» **SHORT TASK**
Across the entries below, how many lines contain the string "this"? Give only the count.

» **DATA TO USE**
'''

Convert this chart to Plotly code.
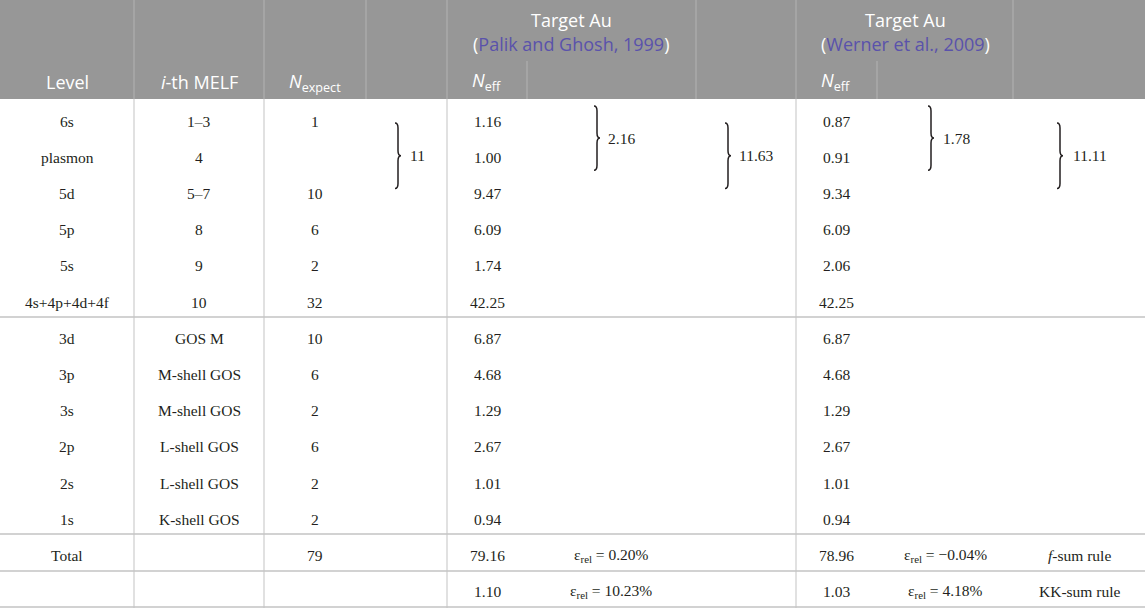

'''
'''

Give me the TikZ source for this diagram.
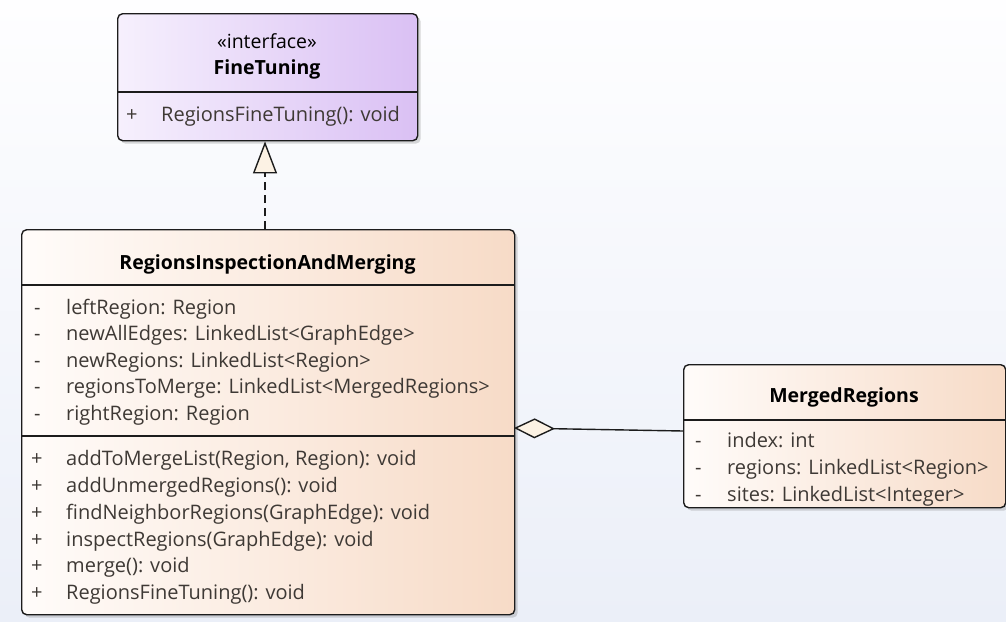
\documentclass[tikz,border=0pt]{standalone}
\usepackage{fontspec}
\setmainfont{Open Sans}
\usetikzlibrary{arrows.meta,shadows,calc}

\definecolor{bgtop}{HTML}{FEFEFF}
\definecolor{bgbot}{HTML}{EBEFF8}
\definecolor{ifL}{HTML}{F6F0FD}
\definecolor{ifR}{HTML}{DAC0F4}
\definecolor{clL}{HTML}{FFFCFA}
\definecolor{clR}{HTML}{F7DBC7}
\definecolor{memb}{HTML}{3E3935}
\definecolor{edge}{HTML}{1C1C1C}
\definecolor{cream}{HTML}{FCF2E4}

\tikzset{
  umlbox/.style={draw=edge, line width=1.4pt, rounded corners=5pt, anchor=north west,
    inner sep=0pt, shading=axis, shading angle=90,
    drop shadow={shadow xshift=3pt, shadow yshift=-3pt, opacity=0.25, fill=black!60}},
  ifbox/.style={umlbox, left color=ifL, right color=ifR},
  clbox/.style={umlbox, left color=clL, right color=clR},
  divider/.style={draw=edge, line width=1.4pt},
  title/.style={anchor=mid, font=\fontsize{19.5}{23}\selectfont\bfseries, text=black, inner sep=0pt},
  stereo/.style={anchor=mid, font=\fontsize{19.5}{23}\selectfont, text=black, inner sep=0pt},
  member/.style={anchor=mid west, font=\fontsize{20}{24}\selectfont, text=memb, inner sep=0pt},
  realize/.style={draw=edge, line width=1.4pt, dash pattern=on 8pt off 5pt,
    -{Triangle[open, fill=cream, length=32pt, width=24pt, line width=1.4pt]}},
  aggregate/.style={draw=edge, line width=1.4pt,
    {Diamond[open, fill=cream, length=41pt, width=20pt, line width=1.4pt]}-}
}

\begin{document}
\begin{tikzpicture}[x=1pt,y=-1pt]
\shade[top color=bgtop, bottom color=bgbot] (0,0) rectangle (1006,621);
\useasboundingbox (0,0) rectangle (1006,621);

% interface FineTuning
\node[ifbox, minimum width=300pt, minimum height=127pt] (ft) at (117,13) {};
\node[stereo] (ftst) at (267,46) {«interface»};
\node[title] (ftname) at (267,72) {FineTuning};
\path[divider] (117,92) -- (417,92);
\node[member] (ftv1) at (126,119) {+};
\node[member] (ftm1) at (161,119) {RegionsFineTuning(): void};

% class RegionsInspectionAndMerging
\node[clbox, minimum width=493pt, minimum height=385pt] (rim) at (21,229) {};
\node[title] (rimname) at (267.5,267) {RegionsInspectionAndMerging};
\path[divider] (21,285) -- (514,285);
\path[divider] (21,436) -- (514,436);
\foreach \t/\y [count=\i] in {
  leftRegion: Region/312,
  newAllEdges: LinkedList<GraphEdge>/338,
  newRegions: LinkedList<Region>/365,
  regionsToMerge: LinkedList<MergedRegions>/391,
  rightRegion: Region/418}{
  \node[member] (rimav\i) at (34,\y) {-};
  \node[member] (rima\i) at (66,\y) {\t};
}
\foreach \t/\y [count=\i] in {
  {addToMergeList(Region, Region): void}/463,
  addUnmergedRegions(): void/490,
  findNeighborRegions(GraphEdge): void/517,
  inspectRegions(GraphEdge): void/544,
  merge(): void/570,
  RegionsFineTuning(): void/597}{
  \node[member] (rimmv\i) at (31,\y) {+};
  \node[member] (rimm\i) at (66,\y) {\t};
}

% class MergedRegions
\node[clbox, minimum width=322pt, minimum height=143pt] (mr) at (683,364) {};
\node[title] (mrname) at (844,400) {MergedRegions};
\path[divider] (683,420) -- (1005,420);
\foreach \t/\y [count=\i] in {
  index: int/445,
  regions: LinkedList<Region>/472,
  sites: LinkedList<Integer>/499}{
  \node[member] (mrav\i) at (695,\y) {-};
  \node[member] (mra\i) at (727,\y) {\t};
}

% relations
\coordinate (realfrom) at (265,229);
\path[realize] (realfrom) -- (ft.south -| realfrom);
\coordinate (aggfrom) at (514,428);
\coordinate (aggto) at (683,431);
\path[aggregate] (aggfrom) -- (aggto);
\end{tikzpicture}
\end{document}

'''

» **COMPLETED EXERCISE**
2